** start AVAILABLE RECORDS **

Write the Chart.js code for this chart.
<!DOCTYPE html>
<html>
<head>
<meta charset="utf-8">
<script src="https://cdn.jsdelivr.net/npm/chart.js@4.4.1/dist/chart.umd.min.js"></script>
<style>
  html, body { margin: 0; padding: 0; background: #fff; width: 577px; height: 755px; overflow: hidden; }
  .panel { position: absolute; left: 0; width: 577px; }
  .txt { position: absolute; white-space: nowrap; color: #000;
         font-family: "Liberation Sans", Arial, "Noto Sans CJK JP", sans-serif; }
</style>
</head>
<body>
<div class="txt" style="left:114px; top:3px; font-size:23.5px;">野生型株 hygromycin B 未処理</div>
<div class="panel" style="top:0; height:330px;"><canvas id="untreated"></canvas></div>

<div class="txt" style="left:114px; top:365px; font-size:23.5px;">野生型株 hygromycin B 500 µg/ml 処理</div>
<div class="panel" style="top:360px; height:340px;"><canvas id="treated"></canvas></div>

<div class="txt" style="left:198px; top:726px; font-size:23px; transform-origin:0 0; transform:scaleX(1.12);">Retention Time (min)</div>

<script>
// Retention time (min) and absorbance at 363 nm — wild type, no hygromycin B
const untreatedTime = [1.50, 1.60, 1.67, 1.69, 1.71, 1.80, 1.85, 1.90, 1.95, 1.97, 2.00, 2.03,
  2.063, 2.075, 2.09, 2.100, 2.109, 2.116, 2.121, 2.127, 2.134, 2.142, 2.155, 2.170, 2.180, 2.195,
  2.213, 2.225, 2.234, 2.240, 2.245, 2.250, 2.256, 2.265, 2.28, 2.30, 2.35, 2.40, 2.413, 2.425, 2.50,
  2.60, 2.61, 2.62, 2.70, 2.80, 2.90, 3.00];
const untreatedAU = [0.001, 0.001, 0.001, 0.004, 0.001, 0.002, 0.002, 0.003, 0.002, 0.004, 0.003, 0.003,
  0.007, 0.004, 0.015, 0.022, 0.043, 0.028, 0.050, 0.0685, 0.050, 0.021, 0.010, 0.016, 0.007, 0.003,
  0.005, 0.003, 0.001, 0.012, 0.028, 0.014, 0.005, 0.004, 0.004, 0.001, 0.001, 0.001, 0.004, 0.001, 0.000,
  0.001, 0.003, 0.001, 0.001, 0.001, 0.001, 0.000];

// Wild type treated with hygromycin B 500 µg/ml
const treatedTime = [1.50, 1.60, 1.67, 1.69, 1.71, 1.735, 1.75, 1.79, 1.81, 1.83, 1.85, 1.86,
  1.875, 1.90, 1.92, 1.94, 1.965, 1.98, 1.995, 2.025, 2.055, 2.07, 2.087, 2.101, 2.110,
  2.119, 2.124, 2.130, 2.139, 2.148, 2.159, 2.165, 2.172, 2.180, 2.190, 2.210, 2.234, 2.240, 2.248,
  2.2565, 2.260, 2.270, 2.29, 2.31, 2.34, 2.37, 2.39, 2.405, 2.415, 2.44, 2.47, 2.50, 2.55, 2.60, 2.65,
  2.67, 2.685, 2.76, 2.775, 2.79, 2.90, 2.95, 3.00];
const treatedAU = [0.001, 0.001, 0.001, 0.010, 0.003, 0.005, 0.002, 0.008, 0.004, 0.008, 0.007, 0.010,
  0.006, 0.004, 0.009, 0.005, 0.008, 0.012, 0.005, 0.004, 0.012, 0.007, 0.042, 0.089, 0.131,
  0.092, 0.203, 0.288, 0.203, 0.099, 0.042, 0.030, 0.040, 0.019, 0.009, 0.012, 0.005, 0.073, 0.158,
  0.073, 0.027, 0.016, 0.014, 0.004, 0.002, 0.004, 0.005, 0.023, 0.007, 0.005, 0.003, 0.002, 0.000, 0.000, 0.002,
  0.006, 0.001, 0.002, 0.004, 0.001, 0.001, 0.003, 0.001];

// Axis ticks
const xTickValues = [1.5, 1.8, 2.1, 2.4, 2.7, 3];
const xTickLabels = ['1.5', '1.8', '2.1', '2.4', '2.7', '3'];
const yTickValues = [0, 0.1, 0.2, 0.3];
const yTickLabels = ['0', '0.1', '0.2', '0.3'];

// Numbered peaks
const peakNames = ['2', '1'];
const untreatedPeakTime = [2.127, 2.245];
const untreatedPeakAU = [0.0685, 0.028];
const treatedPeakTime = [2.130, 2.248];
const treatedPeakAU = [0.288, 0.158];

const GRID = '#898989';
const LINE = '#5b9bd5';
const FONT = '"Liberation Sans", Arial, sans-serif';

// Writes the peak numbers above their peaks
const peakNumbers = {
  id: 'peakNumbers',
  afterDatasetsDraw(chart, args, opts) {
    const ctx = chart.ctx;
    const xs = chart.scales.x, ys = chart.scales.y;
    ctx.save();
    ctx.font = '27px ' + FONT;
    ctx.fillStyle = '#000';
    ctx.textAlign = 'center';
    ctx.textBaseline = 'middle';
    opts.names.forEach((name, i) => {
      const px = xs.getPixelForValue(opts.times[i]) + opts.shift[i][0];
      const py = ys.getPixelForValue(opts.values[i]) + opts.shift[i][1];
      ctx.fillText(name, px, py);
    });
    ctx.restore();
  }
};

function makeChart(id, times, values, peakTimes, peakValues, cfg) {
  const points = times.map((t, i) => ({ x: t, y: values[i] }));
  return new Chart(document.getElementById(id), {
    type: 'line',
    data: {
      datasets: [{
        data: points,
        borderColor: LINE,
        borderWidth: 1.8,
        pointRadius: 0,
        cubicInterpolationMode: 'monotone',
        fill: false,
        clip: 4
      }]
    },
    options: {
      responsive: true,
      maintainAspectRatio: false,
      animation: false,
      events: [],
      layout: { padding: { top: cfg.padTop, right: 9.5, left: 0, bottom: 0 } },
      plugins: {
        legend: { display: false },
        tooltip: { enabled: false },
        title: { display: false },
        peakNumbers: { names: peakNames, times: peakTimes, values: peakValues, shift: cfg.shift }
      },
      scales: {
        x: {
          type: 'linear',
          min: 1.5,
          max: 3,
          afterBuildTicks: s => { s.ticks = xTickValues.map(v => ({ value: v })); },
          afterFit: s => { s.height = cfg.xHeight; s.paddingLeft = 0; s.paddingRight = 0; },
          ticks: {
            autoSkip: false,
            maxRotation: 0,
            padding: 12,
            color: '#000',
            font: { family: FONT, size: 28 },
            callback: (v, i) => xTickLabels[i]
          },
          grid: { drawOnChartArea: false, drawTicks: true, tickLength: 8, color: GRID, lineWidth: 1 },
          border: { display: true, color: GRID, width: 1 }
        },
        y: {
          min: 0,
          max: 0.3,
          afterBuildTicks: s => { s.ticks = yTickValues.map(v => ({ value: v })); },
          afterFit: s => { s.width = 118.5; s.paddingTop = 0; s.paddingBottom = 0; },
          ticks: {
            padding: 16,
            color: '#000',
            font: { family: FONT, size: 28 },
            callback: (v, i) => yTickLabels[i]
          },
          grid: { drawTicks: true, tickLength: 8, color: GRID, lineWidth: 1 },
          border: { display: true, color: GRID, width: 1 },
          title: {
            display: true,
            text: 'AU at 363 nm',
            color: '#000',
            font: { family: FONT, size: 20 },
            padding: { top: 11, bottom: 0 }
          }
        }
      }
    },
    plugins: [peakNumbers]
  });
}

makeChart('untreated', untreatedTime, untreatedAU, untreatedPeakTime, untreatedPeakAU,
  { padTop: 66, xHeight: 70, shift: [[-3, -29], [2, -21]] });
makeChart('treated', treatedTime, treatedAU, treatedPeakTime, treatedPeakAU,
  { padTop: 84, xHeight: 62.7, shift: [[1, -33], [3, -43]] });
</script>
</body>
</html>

** end AVAILABLE RECORDS **
** start AVAILABLE RECORDS **

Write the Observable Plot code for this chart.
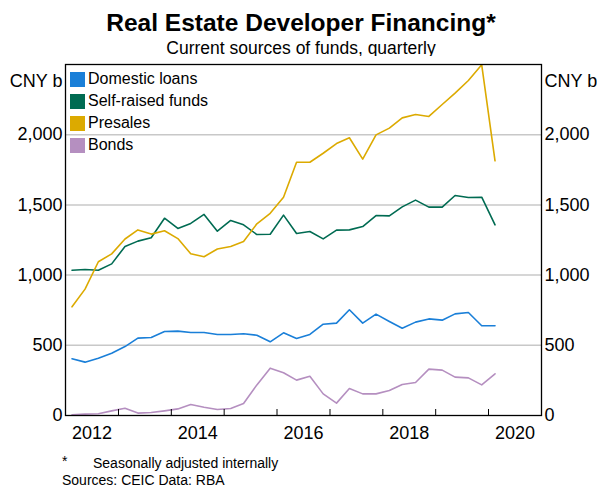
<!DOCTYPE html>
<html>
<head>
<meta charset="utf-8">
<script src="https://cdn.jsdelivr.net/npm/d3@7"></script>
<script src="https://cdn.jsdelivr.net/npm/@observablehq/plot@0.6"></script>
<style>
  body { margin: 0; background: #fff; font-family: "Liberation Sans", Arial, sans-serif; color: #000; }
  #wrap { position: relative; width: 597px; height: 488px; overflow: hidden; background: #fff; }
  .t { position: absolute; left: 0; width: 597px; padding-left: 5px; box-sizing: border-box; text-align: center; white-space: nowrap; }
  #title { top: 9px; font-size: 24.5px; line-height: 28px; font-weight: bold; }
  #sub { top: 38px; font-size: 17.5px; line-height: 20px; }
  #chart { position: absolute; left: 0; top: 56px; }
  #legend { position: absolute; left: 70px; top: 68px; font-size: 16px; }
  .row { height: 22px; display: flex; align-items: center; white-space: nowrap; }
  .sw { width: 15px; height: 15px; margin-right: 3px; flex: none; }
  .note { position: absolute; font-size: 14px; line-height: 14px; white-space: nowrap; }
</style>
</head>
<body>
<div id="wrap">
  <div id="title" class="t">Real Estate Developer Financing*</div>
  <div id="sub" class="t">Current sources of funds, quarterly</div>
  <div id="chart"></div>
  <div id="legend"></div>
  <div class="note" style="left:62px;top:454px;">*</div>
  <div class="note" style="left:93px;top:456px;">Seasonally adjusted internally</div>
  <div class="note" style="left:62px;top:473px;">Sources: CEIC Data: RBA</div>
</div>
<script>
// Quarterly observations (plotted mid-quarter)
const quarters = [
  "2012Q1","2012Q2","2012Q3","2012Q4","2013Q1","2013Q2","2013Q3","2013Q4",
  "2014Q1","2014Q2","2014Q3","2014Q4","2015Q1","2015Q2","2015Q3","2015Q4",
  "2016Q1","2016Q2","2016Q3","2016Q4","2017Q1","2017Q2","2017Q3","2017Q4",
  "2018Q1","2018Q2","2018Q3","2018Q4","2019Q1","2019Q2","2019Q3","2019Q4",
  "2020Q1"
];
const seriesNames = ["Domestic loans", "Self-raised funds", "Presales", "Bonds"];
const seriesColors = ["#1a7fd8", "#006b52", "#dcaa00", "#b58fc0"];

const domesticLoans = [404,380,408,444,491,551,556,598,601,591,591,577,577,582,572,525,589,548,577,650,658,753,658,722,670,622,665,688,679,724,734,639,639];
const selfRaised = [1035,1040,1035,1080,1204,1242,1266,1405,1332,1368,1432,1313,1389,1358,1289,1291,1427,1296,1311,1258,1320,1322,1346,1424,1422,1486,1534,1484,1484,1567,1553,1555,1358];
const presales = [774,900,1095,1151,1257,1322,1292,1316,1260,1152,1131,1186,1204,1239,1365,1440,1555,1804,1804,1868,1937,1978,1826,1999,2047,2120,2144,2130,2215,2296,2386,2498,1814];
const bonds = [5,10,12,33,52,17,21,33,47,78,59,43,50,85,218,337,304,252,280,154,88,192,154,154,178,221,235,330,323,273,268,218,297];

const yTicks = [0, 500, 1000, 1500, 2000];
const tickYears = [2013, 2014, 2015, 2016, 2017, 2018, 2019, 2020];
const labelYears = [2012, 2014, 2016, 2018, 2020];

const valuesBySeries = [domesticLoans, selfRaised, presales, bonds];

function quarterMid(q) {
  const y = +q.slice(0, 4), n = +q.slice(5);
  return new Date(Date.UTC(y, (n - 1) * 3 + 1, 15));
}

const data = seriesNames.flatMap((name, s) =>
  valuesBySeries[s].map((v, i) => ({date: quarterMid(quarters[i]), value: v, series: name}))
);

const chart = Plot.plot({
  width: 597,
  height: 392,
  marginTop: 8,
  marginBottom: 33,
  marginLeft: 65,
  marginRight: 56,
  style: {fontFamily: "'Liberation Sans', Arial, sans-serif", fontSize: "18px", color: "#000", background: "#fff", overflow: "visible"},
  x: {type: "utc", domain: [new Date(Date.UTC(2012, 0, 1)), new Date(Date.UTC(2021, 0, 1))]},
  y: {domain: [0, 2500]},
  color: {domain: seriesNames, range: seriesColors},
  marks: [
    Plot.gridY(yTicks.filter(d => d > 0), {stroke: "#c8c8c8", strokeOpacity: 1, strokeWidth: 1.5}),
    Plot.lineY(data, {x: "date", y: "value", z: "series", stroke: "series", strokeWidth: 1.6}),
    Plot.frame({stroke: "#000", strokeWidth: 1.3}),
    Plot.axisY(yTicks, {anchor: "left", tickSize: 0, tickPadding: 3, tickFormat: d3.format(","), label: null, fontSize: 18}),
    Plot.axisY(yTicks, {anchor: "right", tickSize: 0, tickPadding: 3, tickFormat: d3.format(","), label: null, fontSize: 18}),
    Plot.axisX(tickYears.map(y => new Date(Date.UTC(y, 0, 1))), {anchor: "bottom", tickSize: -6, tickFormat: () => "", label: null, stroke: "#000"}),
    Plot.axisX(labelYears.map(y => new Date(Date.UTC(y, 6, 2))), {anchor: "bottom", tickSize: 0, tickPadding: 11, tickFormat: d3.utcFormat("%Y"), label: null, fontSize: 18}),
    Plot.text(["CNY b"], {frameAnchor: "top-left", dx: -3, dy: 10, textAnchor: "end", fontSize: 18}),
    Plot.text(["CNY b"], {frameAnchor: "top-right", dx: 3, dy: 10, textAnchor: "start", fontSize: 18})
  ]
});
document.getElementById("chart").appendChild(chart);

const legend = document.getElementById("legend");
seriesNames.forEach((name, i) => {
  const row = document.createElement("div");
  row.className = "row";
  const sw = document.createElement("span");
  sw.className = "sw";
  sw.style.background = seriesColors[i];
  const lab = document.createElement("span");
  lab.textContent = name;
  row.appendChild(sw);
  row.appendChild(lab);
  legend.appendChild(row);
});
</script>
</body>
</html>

** end AVAILABLE RECORDS **
** start AVAILABLE RECORDS **

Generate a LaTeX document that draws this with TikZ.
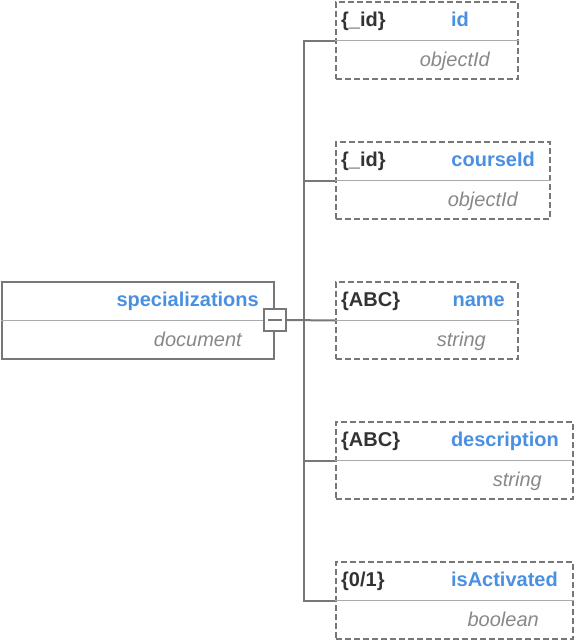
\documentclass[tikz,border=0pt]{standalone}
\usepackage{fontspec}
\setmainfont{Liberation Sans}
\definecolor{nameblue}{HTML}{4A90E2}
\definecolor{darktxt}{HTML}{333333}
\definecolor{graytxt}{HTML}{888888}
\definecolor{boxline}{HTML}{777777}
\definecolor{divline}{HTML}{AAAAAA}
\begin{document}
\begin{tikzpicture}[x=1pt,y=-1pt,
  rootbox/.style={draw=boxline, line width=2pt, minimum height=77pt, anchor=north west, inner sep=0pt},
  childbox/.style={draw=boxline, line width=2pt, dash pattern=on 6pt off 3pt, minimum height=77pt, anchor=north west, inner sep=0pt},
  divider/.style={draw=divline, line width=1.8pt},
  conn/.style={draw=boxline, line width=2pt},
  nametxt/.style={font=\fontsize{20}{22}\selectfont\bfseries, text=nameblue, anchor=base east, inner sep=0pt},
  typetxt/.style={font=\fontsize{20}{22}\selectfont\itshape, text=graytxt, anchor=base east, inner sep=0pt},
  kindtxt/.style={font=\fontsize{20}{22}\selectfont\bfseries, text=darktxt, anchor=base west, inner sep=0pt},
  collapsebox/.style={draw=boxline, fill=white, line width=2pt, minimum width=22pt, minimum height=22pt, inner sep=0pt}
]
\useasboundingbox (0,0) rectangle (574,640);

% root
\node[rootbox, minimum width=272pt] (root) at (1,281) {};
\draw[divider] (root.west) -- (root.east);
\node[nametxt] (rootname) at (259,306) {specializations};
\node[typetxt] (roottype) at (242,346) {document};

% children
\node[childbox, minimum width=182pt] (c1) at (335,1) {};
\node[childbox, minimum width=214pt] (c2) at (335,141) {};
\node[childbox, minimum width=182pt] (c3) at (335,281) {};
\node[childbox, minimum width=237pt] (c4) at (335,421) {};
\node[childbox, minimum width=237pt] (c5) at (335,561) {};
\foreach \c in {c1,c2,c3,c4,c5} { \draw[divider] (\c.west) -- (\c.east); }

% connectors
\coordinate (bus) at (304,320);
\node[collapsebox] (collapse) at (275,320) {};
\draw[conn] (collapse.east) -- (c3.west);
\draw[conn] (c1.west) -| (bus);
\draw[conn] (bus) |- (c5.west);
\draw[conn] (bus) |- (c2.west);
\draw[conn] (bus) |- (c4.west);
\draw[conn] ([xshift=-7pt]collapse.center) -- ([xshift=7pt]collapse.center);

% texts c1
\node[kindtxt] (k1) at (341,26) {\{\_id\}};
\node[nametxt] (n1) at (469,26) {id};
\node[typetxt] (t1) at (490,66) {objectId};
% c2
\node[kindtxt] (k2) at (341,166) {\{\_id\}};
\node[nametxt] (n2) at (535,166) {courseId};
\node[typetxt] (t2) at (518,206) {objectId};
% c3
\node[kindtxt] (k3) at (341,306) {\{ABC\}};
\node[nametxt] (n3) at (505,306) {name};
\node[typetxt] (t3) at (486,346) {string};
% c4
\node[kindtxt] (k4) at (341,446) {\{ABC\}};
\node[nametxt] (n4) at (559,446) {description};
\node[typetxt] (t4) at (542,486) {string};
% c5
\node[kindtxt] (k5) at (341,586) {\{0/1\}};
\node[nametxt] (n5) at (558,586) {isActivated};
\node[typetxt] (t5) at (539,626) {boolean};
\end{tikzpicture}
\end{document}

** end AVAILABLE RECORDS **

▸ STATED PROBLEM: From the material above, copy each line that includes the word "with".

▸ RESULT:
// Wild type treated with hygromycin B 500 µg/ml
Generate a LaTeX document that draws this with TikZ.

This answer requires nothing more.